Michael D Rudd, Ignacio Gonzalez-Robayna2, Inmaculada Hernandez-Gonzalez1, Nancy L Weigel, William E Bingman, III and JoAnne S Richards

Department of Molecular and Cellular Biology, Baylor College of Medicine, One Baylor Plaza, Houston, Texas 77030, USA
1 Departments of Biochemistry and Molecular Biology and
2 Physiology, Faculty of Sciences, University of Las Palmas, 35017 Las Palmas, Grand Canaria, Spain

(Requests for offprints should be addressed to J S Richards; Email: joanner{at}bcm.tmc.edu)

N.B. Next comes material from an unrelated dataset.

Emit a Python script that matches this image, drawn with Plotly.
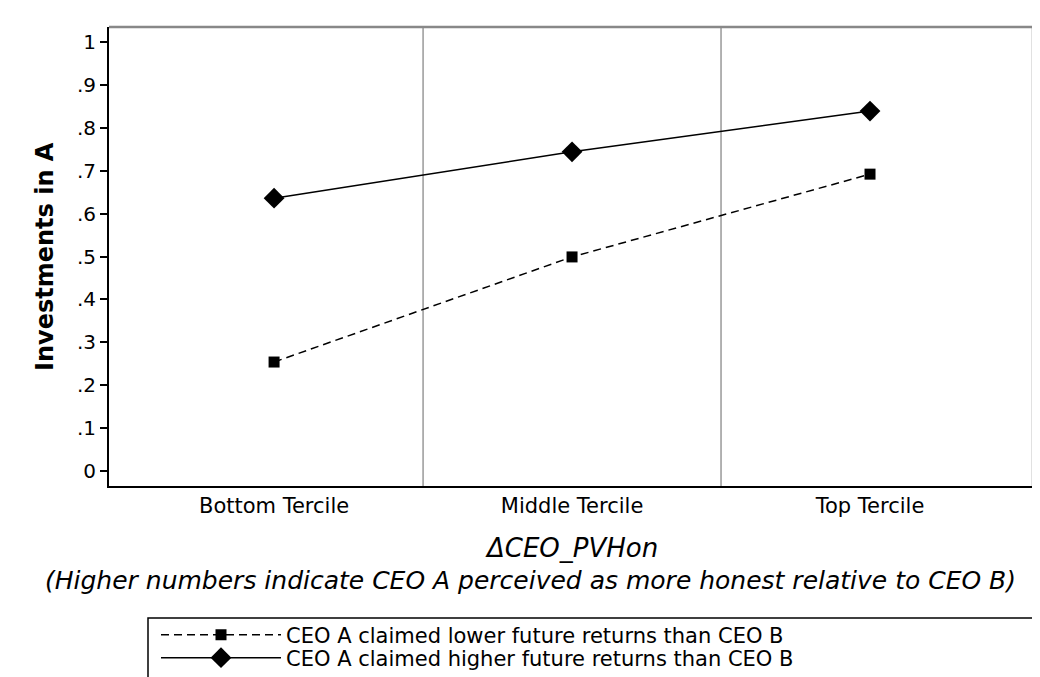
import plotly.graph_objects as go

categories = ["Bottom Tercile", "Middle Tercile", "Top Tercile"]
cat_pos = [1, 2, 3]
lower_returns = [0.254, 0.499, 0.692]
higher_returns = [0.636, 0.744, 0.839]
series_names = ["CEO A claimed lower future returns than CEO B",
                "CEO A claimed higher future returns than CEO B"]
y_tickvals = [0, 0.1, 0.2, 0.3, 0.4, 0.5, 0.6, 0.7, 0.8, 0.9, 1]
y_ticktext = ["0", ".1", ".2", ".3", ".4", ".5", ".6", ".7", ".8", ".9", "1"]
dividers = [1.5, 2.5]

FONT = "DejaVu Sans, Arial, sans-serif"

# page offset (body margin) compensation
OX, OY = 8, 8
L, R, T, B = 109 - OX, 1033 - OX, 27 - OY, 486 - OY
PW, PH = R - L, B - T


def px(xp):
    return (xp - OX - L) / PW


def py(yp):
    return (B - (yp - OY)) / PH


fig = go.Figure()
fig.add_trace(go.Scatter(
    x=cat_pos, y=lower_returns, mode="lines+markers", name=series_names[0],
    line=dict(color="black", width=1.5, dash="8px,5px"),
    marker=dict(symbol="square", size=11, color="black"),
    legend="legend",
))
fig.add_trace(go.Scatter(
    x=cat_pos, y=higher_returns, mode="lines+markers", name=series_names[1],
    line=dict(color="black", width=1.5),
    marker=dict(symbol="diamond", size=16, color="black"),
    legend="legend2",
))

shapes = []
for d in dividers:
    shapes.append(dict(type="line", xref="x", yref="paper", x0=d, x1=d, y0=0, y1=1,
                       line=dict(color="#666666", width=1), layer="below"))
shapes.append(dict(type="line", xref="paper", yref="paper", x0=0, x1=1, y0=1, y1=1,
                   line=dict(color="#888888", width=2.5)))
shapes.append(dict(type="line", xref="paper", yref="paper", x0=1, x1=1, y0=0, y1=1,
                   line=dict(color="#888888", width=2.5)))
shapes.append(dict(type="rect", xref="paper", yref="paper",
                   x0=px(148), x1=px(1036), y0=py(700), y1=py(618),
                   line=dict(color="black", width=1.5), fillcolor="rgba(0,0,0,0)"))

leg_common = dict(xanchor="left", yanchor="middle", xref="paper", yref="paper",
                  bgcolor="rgba(0,0,0,0)", borderwidth=0,
                  font=dict(size=21, family=FONT), itemwidth=120, tracegroupgap=0)

fig.update_layout(
    template="none",
    width=1040, height=677,
    margin=dict(l=L, r=1040 - R, t=T, b=677 - B, autoexpand=False),
    paper_bgcolor="white", plot_bgcolor="white",
    font=dict(family=FONT, color="black", size=20),
    shapes=shapes,
    showlegend=True,
    legend=dict(x=px(156), y=py(635), **leg_common),
    legend2=dict(x=px(156), y=py(658), **leg_common),
    xaxis=dict(range=[0.446, 3.547], tickvals=cat_pos, ticktext=categories,
               showgrid=False, zeroline=False, showline=True, linecolor="black", linewidth=2,
               ticks="", tickfont=dict(size=21), ticklabelstandoff=0, automargin=False),
    yaxis=dict(range=[-0.035, 1.035], tickvals=y_tickvals, ticktext=y_ticktext,
               showgrid=False, zeroline=False, showline=True, linecolor="black", linewidth=2,
               ticks="outside", ticklen=7, tickwidth=1.5, tickcolor="black",
               tickfont=dict(size=20), automargin=False),
    annotations=[
        dict(text="<b>Investments in A</b>", xref="paper", yref="paper",
             x=px(45), y=py(257), xanchor="center", yanchor="middle", textangle=-90,
             showarrow=False, font=dict(size=24)),
        dict(text="<i>ΔCEO_PVHon</i>", xref="paper", yref="paper",
             x=px(571), y=py(548), xanchor="center", yanchor="middle",
             showarrow=False, font=dict(size=26)),
        dict(text="<i>(Higher numbers indicate CEO A perceived as more honest relative to CEO B)</i>",
             xref="paper", yref="paper",
             x=px(530), y=py(580), xanchor="center", yanchor="middle",
             showarrow=False, font=dict(size=25)),
    ],
)

fig.write_html("out.html")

FOXO (Forkhead box O1 transcription factors) factors interact with and modify the activity of other transcription factors, including nuclear hormone receptors. However, not all of the structural domains within the FOXO proteins that mediate these functional interactions have been clearly defined. To address this issue, we used a constitutively active (nuclear) mutant of FOXO1a (designated FOXOA3) and within FOXOA3 made additional mutations to alter the putative nuclear hormone interacting domain (NID), minimal activation domain (MAD), DNA-binding domain (DBD), and the N terminus. We document that FOXOA3 enhanced the hormone-dependent transcriptional activity of liganded progesterone receptors A (PGRA) on a glucocorticoid response element-responsive promoter, PGRA on the insulin-like growth factor-binding protein 1 promoter, and estrogen receptor {alpha} on an estrogen response element-responsive promoter. The effects of FOXOA3 on PGRA were dependent, in part, on an intact NID, the MAD, and N-terminal domain. In striking contrast, a FOXOA3 DNA-binding mutant (FOXOA3-mDBD) modulated PGRA, PGRB, and ESR1 activities by distinctly different mechanisms, markedly elevating ligand-independent activity of these nuclear hormone receptors even in the double mutant lacking the MAD. Furthermore, both FOXOA3 and FOXOA3-mDBD enhanced the activity of a transcriptionally defective PGRA lacking its AF1 transactivation domain, indicating that this region of the receptor is not essential in this context. Since FOXOA3, FOXOA3-mDBD, and FOXOA3-mNID all bound PGRA in a GST pull-down assay, it appears that the LXXLL (leucine–X–X–leucine–leucine) motif within the NID is not critical for FOXOA3 interactions with PGRA, but may modify the recruitment of other co-regulatory molecules. Collectively, the results show that FOXOA3 exerts co-regulatory functions independent of DNA binding and that the DNA-binding defective form of FOXO1a is transcriptionally active as a co-regulator of these nuclear hormone receptors.